Database Management
Provisioning Database Instances
Before you can deploy an application to DBOS Cloud, you must provision a Postgres database instance (server) for it. You must choose a database instance name, username and password.
- Both the database instance name and username must be 3 to 16 characters long and contain only lowercase letters, numbers and underscores.
- The username must start with a letter.
- The usernames
dbosadmin
,dbos
,postgres
andadmin
are reserved and cannot be used. - The database password must contain between 8 and 128 characters, and cannot contain the characters
/
,"
,@
,'
, or whitespaces.
Run this command and choose your database password when prompted:
dbos-cloud db provision <database-instance-name> -U <database-username>
A Postgres database instance (server) can host many independent databases used by different applications.
Each application is deployed to an isolated database by default; you can configure this through the app_db_name
field in dbos-config.yaml
.
If you forget your database password, you can always reset it.
To see a list of all provisioned instances and their statuses, run:
dbos-cloud db list
To retrieve the status of a particular instance, run:
dbos-cloud db status <database-instance-name>
Database Schema Management
Every time you deploy an application to DBOS Cloud, it runs all migrations defined in your dbos-config.yaml
.
This is the same as running dbos migrate
locally.
Sometimes, it may be necessary to manually perform schema changes on a cloud database, for example to recover from a schema migration failure.
To make this easier, you can load your cloud database connection information into your local dbos-config.yaml
configuration file by running:
dbos-cloud db connect <database-name>
You can then locally run any migration command (for example, a down-migration command in your schema migration tool) and it will execute on your cloud database.
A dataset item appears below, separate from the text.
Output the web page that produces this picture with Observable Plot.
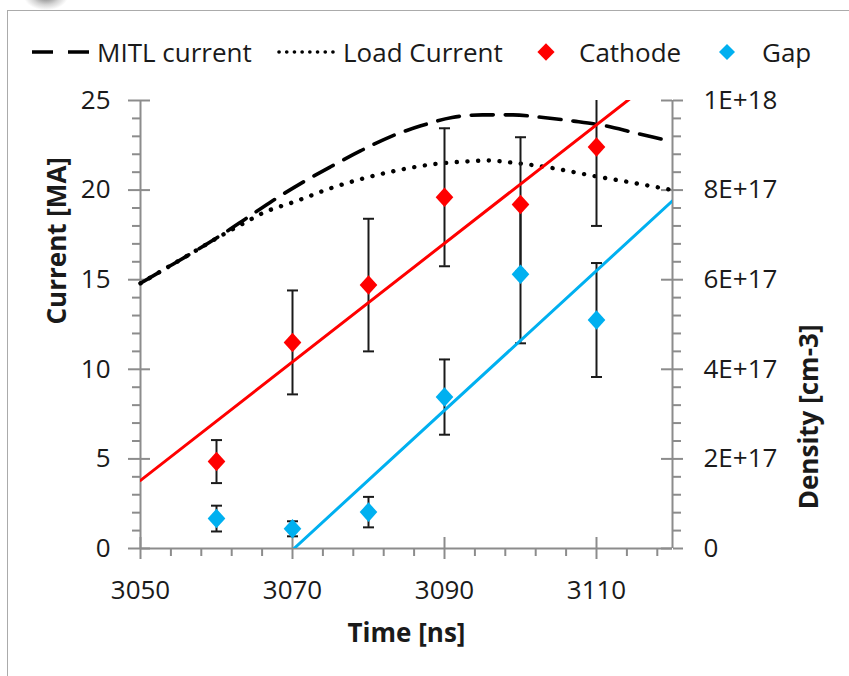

While it is occasionally necessary, be careful when manually changing the schema on a production database.
Be careful making breaking schema changes such as deleting or renaming a column—they may break active workflows running on a previous application version.
Database Recovery
Database recovery is not available for linked databases
DBOS Cloud can use PostgreSQL point-in-time-recovery to restore your database to a previous state, for example to recover from data corruption or loss.
First, run the database restore
to create a new database instance containing the state of your database instance at a previous point in time:
dbos-cloud db restore <database-name> -t <timestamp> -n <new-db-instance-name>
The timestamp must be in RFC3339 format and must be within the backup retention period of your database (24 hours for free-tier users).
After the database is restored, you can redeploy your applications to it with app change-database-instance
.
For each application connected to the original database instance, run:
dbos-cloud app change-database-instance --database <new-db-instance-name>
If you wish to restore your application to a previous version (such as the version that was running at the recovery timestamp), you can do this with the --previous-version
parameter:
dbos-cloud app change-database-instance --database <new-db-instance-name> --previous-version <version-id>
For more information on application version management, see here.
Finally, destroy the original database instance:
dbos-cloud db destroy <original-database-instance-name>
Destroying Database Instances
To destroy a database instance, run:
dbos-cloud db destroy <database-name>
Take care—this will irreversibly delete all data in the database instance.